WHAT TO DO.
In this exercise, print only the lines of the records below from the one with "Recreate this image" through the one with "2016-02 .. 2026-07", inclusive. Pictures are not part of the copy.
-- -- --
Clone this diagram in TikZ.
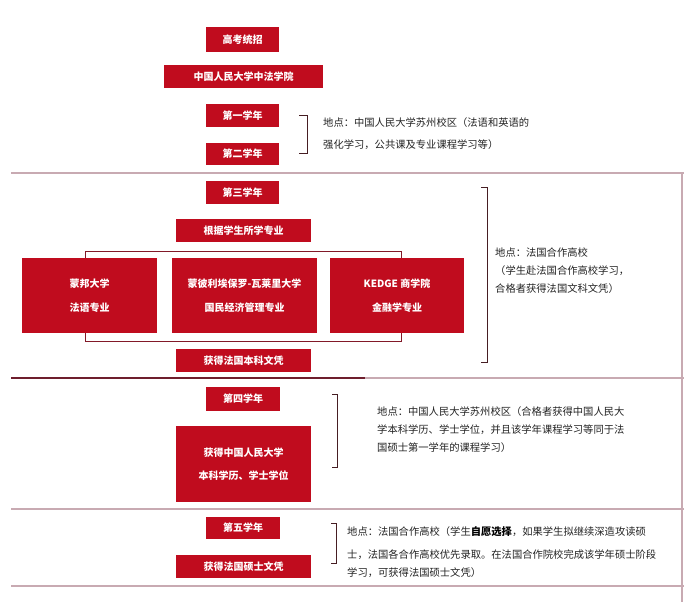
\documentclass[tikz,border=0pt]{standalone}
\usepackage{fontspec}
\setmainfont{Noto Sans CJK SC}
\definecolor{boxred}{RGB}{192,12,30}
\definecolor{frame}{RGB}{130,25,40}
\definecolor{brk}{RGB}{70,30,35}
\definecolor{sep}{RGB}{200,170,178}
\definecolor{sepdark}{RGB}{110,30,45}
\definecolor{txt}{RGB}{35,35,35}
\tikzset{
  redbox/.style={fill=boxred, draw=none, text=white, font=\bfseries\fontsize{10}{12}\selectfont, inner sep=0pt, align=center},
  desc/.style={anchor=west, text=txt, font=\fontsize{10.3}{12}\selectfont, inner sep=0pt},
  sepline/.style={draw=sep, line width=1.1pt},
  bracket/.style={draw=brk, line width=0.9pt},
  framel/.style={draw=frame, line width=0.9pt}
}
\begin{document}
\begin{tikzpicture}[x=1pt,y=-1pt]
\useasboundingbox (0,0) rectangle (684,602);
\fill[white] (0,0) rectangle (684,602);

% separators and right border
\draw[sepline] (11,173) -- (684,173);
\draw[draw=sepdark, line width=1.1pt] (11,378) -- (365,378);
\draw[sepline] (365,378) -- (684,378);
\draw[sepline] (11,509) -- (684,509);
\draw[sepline] (11,586) -- (684,586);
\draw[sepline] (682,173) -- (682,602);

% boxes
\node[redbox, minimum width=73pt, minimum height=24pt] (gk) at (242.5,39.5) {高考统招};
\node[redbox, minimum width=159pt, minimum height=23pt] (zf) at (243.5,76.5) {中国人民大学中法学院};
\node[redbox, minimum width=73pt, minimum height=23pt] (y1) at (242.5,115.5) {第一学年};
\node[redbox, minimum width=73pt, minimum height=22pt] (y2) at (242.5,154) {第二学年};
\node[redbox, minimum width=73pt, minimum height=23pt] (y3) at (242.5,192.5) {第三学年};
\node[redbox, minimum width=135pt, minimum height=23pt] (major) at (243.5,230.5) {根据学生所学专业};
\node[redbox, minimum width=135pt, minimum height=75pt] (mb) at (89.5,295.5) {蒙邦大学\\[12pt]法语专业};
\node[redbox, minimum width=145pt, minimum height=75pt] (mp) at (244.5,295.5) {蒙彼利埃保罗-瓦莱里大学\\[12pt]国民经济管理专业};
\node[redbox, minimum width=134pt, minimum height=75pt] (kd) at (397,295.5) {KEDGE 商学院\\[12pt]金融学专业};
\node[redbox, minimum width=135pt, minimum height=23pt] (fb) at (243.5,360.5) {获得法国本科文凭};
\node[redbox, minimum width=74pt, minimum height=24pt] (y4) at (243,399) {第四学年};
\node[redbox, minimum width=135pt, minimum height=76pt] (rmd) at (243.5,464) {获得中国人民大学\\[11pt]本科学历、学士学位};
\node[redbox, minimum width=74pt, minimum height=22pt] (y5) at (243,528) {第五学年};
\node[redbox, minimum width=135pt, minimum height=23pt] (ms) at (243.5,566.5) {获得法国硕士文凭};

% frame connecting the three universities
\draw[framel] ([xshift=-4.5pt]mb.north) -- ++(0,-6) -| ([xshift=4pt]kd.north);
\draw[framel] ([xshift=-4.5pt]mb.south) -- ++(0,8) -| ([xshift=4pt]kd.south);

% brackets
\draw[bracket] (299,115) -| (307,153) -- (299,153);
\draw[bracket] (481,187) -| (487,362) -- (481,362);
\draw[bracket] (332,394) -| (337,467) -- (332,467);
\draw[bracket] (331,523) -| (336,563) -- (331,563);

% descriptions
\node[desc] (d1a) at (323,123) {地点：中国人民大学苏州校区（法语和英语的};
\node[desc] (d1b) at (323,145) {强化学习，公共课及专业课程学习等）};

\node[desc] (d3a) at (495,253) {地点：法国合作高校};
\node[desc] (d3b) at (495,271) {（学生赴法国合作高校学习，};
\node[desc] (d3c) at (495,289) {合格者获得法国文科文凭）};

\node[desc] (d4a) at (377,412) {地点：中国人民大学苏州校区（合格者获得中国人民大};
\node[desc] (d4b) at (377,430) {学本科学历、学士学位，并且该学年课程学习等同于法};
\node[desc] (d4c) at (377,448) {国硕士第一学年的课程学习）};

\node[desc] (d5a) at (347,532) {地点：法国合作高校（学生\textbf{\color{black}自愿选择}，如果学生拟继续深造攻读硕};
\node[desc] (d5b) at (347,555) {士，法国各合作高校优先录取。在法国合作院校完成该学年硕士阶段};
\node[desc] (d5c) at (347,573) {学习，可获得法国硕士文凭）};
\end{tikzpicture}
\end{document}
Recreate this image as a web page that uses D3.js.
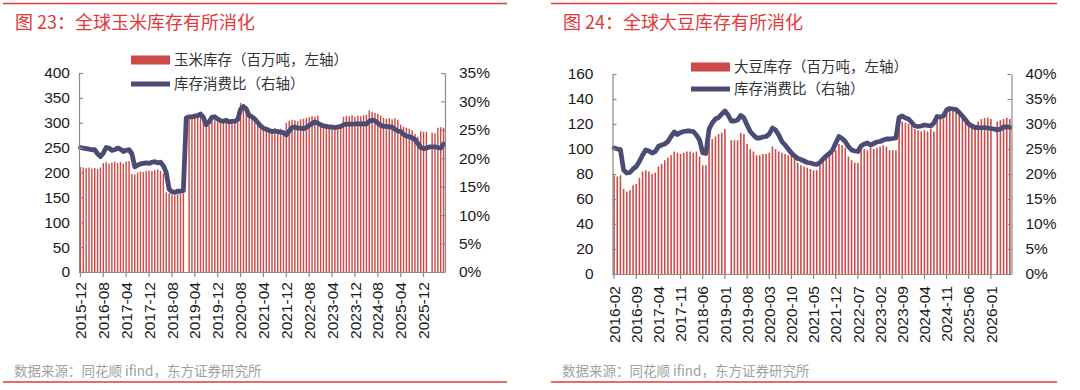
<!DOCTYPE html>
<html><head><meta charset="utf-8">
<script src="https://cdn.jsdelivr.net/npm/d3@7"></script>
<style>
body{margin:0;background:#fff;}
svg{display:block;font-family:"Liberation Sans",Arial,sans-serif;}
.cjk{font-family:"Noto Sans CJK SC","Noto Sans",sans-serif;}
</style></head><body>
<svg id="c" width="1080" height="390"></svg>
<script>
// ---------- DATA ----------
const fmt = d3.timeFormat("%Y-%m");
const cornMonths = d3.timeMonth.range(new Date(2015,11,1), new Date(2026,7,1)).map(fmt); // 2015-12 .. 2026-07
const soyMonths  = d3.timeMonth.range(new Date(2016,1,1),  new Date(2026,7,1)).map(fmt); // 2016-02 .. 2026-07

const cornTicks = ["2015-12","2016-08","2017-04","2017-12","2018-08","2019-04","2019-12","2020-08",
  "2021-04","2021-12","2022-08","2023-04","2023-12","2024-08","2025-04","2025-12"];
const soyTicks = ["2016-02","2016-09","2017-04","2017-11","2018-06","2019-01","2019-08","2020-03",
  "2020-10","2021-05","2021-12","2022-07","2023-02","2023-09","2024-04","2024-11","2025-06","2026-01"];

// 玉米库存（百万吨）
const cornStock = [
  211,210,209,210,208,209,207,210,
  219,221,218,220,222,219,221,218,222,223,
  197,196,
  200,202,201,203,204,203,205,206,203,198,
  160,158,155,154,156,157,158,
  null,
  310,309,311,310,312,308,
  296,294,
  302,305,303,300,299,301,298,297,299,300,
  340,338,330,318,309,304,298,293,290,288,
  290,287,289,286,288,285,
  300,304,306,305,303,307,308,
  310,311,313,312,314,
  298,296,295,294,296,293,295,294,
  312,314,313,315,312,314,313,315,316,
  325,322,320,318,314,
  310,308,309,307,309,306,
  296,292,290,288,285,
  278,272,
  283,282,282,
  null,
  280,279,
  290,291,290
];
// 玉米库存消费比（%）
const cornRatio = [
  21.9,21.8,21.7,21.6,21.5,21.5,20.8,20.3,
  20.9,21.9,21.8,21.4,21.5,21.8,21.6,21.2,21.4,21.5,
  20.8,18.5,
  18.8,19.0,19.1,19.2,19.1,19.3,19.4,19.2,19.3,18.7,
  17.5,14.6,14.1,14.0,14.2,14.2,14.3,
  27.1,
  27.3,27.3,27.4,27.5,27.8,27.2,
  25.9,26.4,
  27.2,27.3,26.9,26.6,26.5,26.7,26.4,26.5,26.5,26.8,
  28.6,29.1,28.7,27.5,27.3,26.9,26.3,25.7,25.3,25.1,
  24.9,24.7,24.8,24.7,24.6,24.5,
  24.1,24.8,25.4,25.5,25.3,25.3,25.2,
  25.4,25.8,26.1,26.4,26.2,
  25.9,25.7,25.6,25.5,25.5,25.4,25.5,25.6,
  25.9,26.0,26.0,26.0,26.0,26.1,26.0,26.1,26.0,
  26.5,26.7,26.6,26.2,25.8,
  25.6,25.6,25.5,25.5,25.1,24.8,
  24.7,24.2,23.9,23.8,23.6,
  23.3,22.6,
  21.9,21.7,21.8,
  22.0,
  22.0,22.0,
  21.9,21.8,22.5
];
// 大豆库存（百万吨）
const soyStock = [
  79,78,79, 68,66,67, 71,72, 77,82,83,82, 80,81, 86,88,91,93,
  95,98,97,96, 97,98,98,97,98, 94, 87,87, 105,108,110,112, 113,116,
  null,
  107,107,107, 113,112, 104,100, 98,95,95,96,96,97, 102,
  100,98,97,96,95,95, 94,89,87,86,85,84, 83,83, 89,91,93,95,97,99,
  104,103,101, 94,91,89,89, 99,100,99,101,100,101,102,103,102,99,99, 99,
  124,122,121, 120,119, 116,115,114,115,114,116,114, 125,125,124,
  129,131,131,130,129, 126,122,119, 117,117, 122,124,125,125,124,
  null,
  122,123,124,125,124
];
// 大豆库存消费比（%）
const soyRatio = [
  25.2,25.0,24.9,20.8,20.2,20.3,21.0,21.5,22.5,23.8,
  24.8,24.6,24.2,24.5,25.5,25.8,26.0,26.5,27.5,28.4,
  27.9,28.3,28.5,28.6,28.6,28.5,27.8,26.8,24.2,24.1,
  29.0,30.2,31.0,31.3,32.0,32.6,31.8,30.6,30.6,30.8,
  31.7,31.2,29.8,28.5,27.8,27.2,27.2,27.4,27.5,28.0,
  29.2,28.8,27.8,26.5,25.8,25.0,24.2,23.6,23.1,22.9,
  22.6,22.3,22.2,22.0,21.9,22.3,23.0,23.6,24.1,24.8,
  26.2,27.5,27.1,26.5,25.5,24.8,24.6,24.5,25.6,26.0,
  26.2,25.8,26.1,26.4,26.5,26.8,27.0,27.0,27.1,27.2,
  31.3,31.6,31.2,31.0,30.3,29.6,29.5,29.6,29.8,29.7,
  29.6,30.2,31.5,31.4,31.6,32.8,33.1,33.0,32.9,32.3,
  31.6,30.8,30.0,29.6,29.3,29.3,29.2,29.3,29.2,29.1,
  29.0,28.8,29.0,29.4,29.4,29.3
];

const cornLeftTicks = [0,50,100,150,200,250,300,350,400];
const cornRightTicks = [0,5,10,15,20,25,30,35];
const soyLeftTicks = [0,20,40,60,80,100,120,140,160];
const soyRightTicks = [0,5,10,15,20,25,30,35,40];

// ---------- DRAW ----------
const svg = d3.select("#c");
const RED = "#de3b3b", BAR = "#cc4a48", LINE = "#4b4c74", AXIS = "#8c8c8c";

function panel(o){
  const g = svg.append("g");
  g.append("line").attr("x1",o.rx0).attr("x2",o.rx1).attr("y1",3.5).attr("y2",3.5)
    .attr("stroke",RED).attr("stroke-width",1.6);
  g.append("line").attr("x1",o.rx0).attr("x2",o.rx1).attr("y1",382).attr("y2",382)
    .attr("stroke",RED).attr("stroke-width",1.6);
  g.append("text").attr("class","cjk").attr("x",o.tx).attr("y",29).attr("fill",RED)
    .attr("font-size",18).text(o.title);
  g.append("text").attr("class","cjk").attr("x",o.tx-1).attr("y",376).attr("fill","#a0a0a0")
    .attr("font-size",13.5).text("数据来源：同花顺 ifind，东方证券研究所");

  const x = d3.scaleBand().domain(o.cats).range([o.x0,o.x1]).paddingInner(0.5).paddingOuter(0.25);
  const bw = x.bandwidth();
  const yL = d3.scaleLinear().domain([0,o.lMax]).range([o.yb,o.yt]);
  const yR = d3.scaleLinear().domain([0,o.rMax]).range([o.yb,o.yt]);

  g.append("g").selectAll("rect").data(o.stock.map((v,i)=>({c:o.cats[i],v})).filter(d=>d.v!=null))
    .join("rect").attr("x",d=>x(d.c)).attr("width",bw)
    .attr("y",d=>yL(d.v)).attr("height",d=>yL(0)-yL(d.v)).attr("fill",BAR);

  const line = d3.line().defined(d=>d.v!=null).x(d=>x(d.c)+bw/2).y(d=>yR(d.v));
  g.append("path").datum(o.ratio.map((v,i)=>({c:o.cats[i],v})))
    .attr("d",line).attr("fill","none").attr("stroke",LINE).attr("stroke-width",4.8)
    .attr("stroke-linejoin","round").attr("stroke-linecap","round");

  const ax = g.append("g").attr("transform",`translate(${o.x0},0)`)
    .call(d3.axisLeft(yL).tickValues(o.lTicks).tickSizeInner(-4).tickSizeOuter(0).tickPadding(o.lPad));
  const ar = g.append("g").attr("transform",`translate(${o.x1},0)`)
    .call(d3.axisRight(yR).tickValues(o.rTicks).tickSizeInner(-4).tickSizeOuter(0).tickPadding(o.rPad)
      .tickFormat(d=>d+"%"));
  const ab = g.append("g").attr("transform",`translate(0,${o.yb})`)
    .call(d3.axisBottom(x).tickValues(o.ticks).tickSize(5).tickSizeOuter(0));
  ab.selectAll("text").attr("transform","rotate(-90)").attr("x",-o.bPad).attr("y",0)
    .attr("dy","0.36em").style("text-anchor","end");
  ab.select(".domain").attr("d",`M${o.x0},0.5H${o.x1}`);
  [ax,ar,ab].forEach(a=>{
    a.selectAll(".domain").attr("stroke",AXIS).attr("stroke-width",1.2);
    a.selectAll(".tick line").attr("stroke",AXIS).attr("stroke-width",1.2);
    a.selectAll("text").attr("fill","#1a1a1a").attr("font-size",15.5)
      .attr("font-family","'Liberation Sans',Arial,sans-serif");
  });

  const lg = g.append("g").attr("class","cjk");
  lg.append("rect").attr("x",o.lgx).attr("y",o.lg1-4.5).attr("width",39).attr("height",9).attr("fill",BAR);
  lg.append("text").attr("x",o.lgx+43).attr("y",o.lg1).attr("dy","0.35em").attr("font-size",14.5)
    .attr("fill","#333").text(o.leg1);
  lg.append("line").attr("x1",o.lgx).attr("x2",o.lgx+39).attr("y1",o.lg2).attr("y2",o.lg2)
    .attr("stroke",LINE).attr("stroke-width",4.8);
  lg.append("text").attr("x",o.lgx+43).attr("y",o.lg2).attr("dy","0.35em").attr("font-size",14.5)
    .attr("fill","#333").text("库存消费比（右轴）");
}

panel({
  title:"图 23：全球玉米库存有所消化", tx:15, rx0:3, rx1:507,
  cats:cornMonths, ticks:cornTicks, stock:cornStock, ratio:cornRatio,
  x0:79, x1:445, yt:73, yb:272, lMax:400, rMax:35,
  lTicks:cornLeftTicks, rTicks:cornRightTicks, lPad:9, rPad:14, bPad:10,
  lgx:131, lg1:60, lg2:84, leg1:"玉米库存（百万吨，左轴）"
});
panel({
  title:"图 24：全球大豆库存有所消化", tx:563, rx0:551, rx1:1057,
  cats:soyMonths, ticks:soyTicks, stock:soyStock, ratio:soyRatio,
  x0:612.5, x1:1011.5, yt:74, yb:274, lMax:160, rMax:40,
  lTicks:soyLeftTicks, rTicks:soyRightTicks, lPad:19, rPad:14, bPad:12,
  lgx:691, lg1:67, lg2:89, leg1:"大豆库存（百万吨，左轴）"
});
</script>
</body></html>
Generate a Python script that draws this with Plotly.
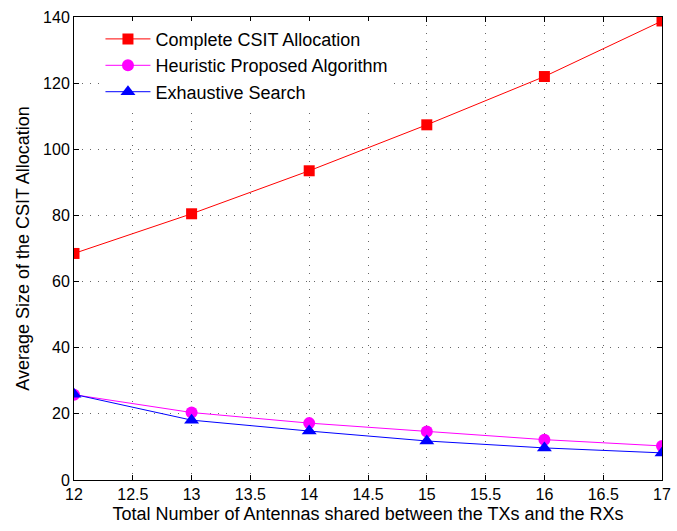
import plotly.graph_objects as go

antennas = [12, 13, 14, 15, 16, 17]
complete_csit = [68.5, 80.5, 93.5, 107.4, 122.0, 138.8]
heuristic = [25.8, 20.4, 17.2, 14.7, 12.2, 10.3]
exhaustive = [25.9, 18.1, 14.8, 11.8, 9.7, 8.2]

x_ticks = [12, 12.5, 13, 13.5, 14, 14.5, 15, 15.5, 16, 16.5, 17]
y_ticks = [0, 20, 40, 60, 80, 100, 120, 140]

FONT = "Liberation Sans, Arial, Helvetica, sans-serif"

fig = go.Figure()
fig.add_trace(go.Scatter(x=antennas, y=complete_csit, mode="lines+markers",
                         name="Complete CSIT Allocation",
                         line=dict(color="#FF0000", width=1),
                         marker=dict(symbol="square", size=11, color="#FF0000")))
fig.add_trace(go.Scatter(x=antennas, y=heuristic, mode="lines+markers",
                         name="Heuristic Proposed Algorithm",
                         line=dict(color="#FF00FF", width=1),
                         marker=dict(symbol="circle", size=12, color="#FF00FF")))
fig.add_trace(go.Scatter(x=antennas, y=exhaustive, mode="lines+markers",
                         name="Exhaustive Search",
                         line=dict(color="#0000FF", width=1),
                         marker=dict(symbol="triangle-up", size=13, color="#0000FF")))

axis_common = dict(
    showline=True, linecolor="black", linewidth=1, mirror="ticks",
    ticks="inside", ticklen=5, tickcolor="black",
    showgrid=True, gridcolor="#666666", griddash="1px,7px", gridwidth=1,
    zeroline=False, automargin=False,
    tickfont=dict(family=FONT, size=16, color="black"),
)

fig.update_layout(
    width=677, height=531,
    margin=dict(l=74, r=15, t=17, b=51),
    paper_bgcolor="white", plot_bgcolor="white",
    font=dict(family=FONT, size=16, color="black"),
    xaxis=dict(range=[12, 17], tickvals=x_ticks,
               ticktext=[f"{v:g}" for v in x_ticks],
               title=dict(text="Total Number of Antennas shared between the TXs and the RXs",
                          font=dict(family=FONT, size=18), standoff=5),
               **axis_common),
    yaxis=dict(range=[0, 140], tickvals=y_ticks,
               title=dict(text="Average Size of the CSIT Allocation",
                          font=dict(family=FONT, size=18), standoff=8),
               **axis_common),
    legend=dict(x=0.045, y=0.992, xanchor="left", yanchor="top",
                bgcolor="white", borderwidth=0,
                font=dict(family=FONT, size=18, color="black"),
                itemwidth=45, tracegroupgap=0),
    showlegend=True,
)

fig.write_html("out.html")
-- -- --
TASK ANSWER.
Recreate this image as a web page that uses D3.js.
<!DOCTYPE html>
<html><head><meta charset="utf-8">
<script src="https://cdn.jsdelivr.net/npm/d3@7"></script>
<style>
body{margin:0;background:#fff;}
svg{display:block;font-family:"Liberation Sans",Arial,sans-serif;}
.cjk{font-family:"Noto Sans CJK SC","Noto Sans",sans-serif;}
</style></head><body>
<svg id="c" width="1080" height="390"></svg>
<script>
// ---------- DATA ----------
const fmt = d3.timeFormat("%Y-%m");
const cornMonths = d3.timeMonth.range(new Date(2015,11,1), new Date(2026,7,1)).map(fmt); // 2015-12 .. 2026-07
const soyMonths  = d3.timeMonth.range(new Date(2016,1,1),  new Date(2026,7,1)).map(fmt); // 2016-02 .. 2026-07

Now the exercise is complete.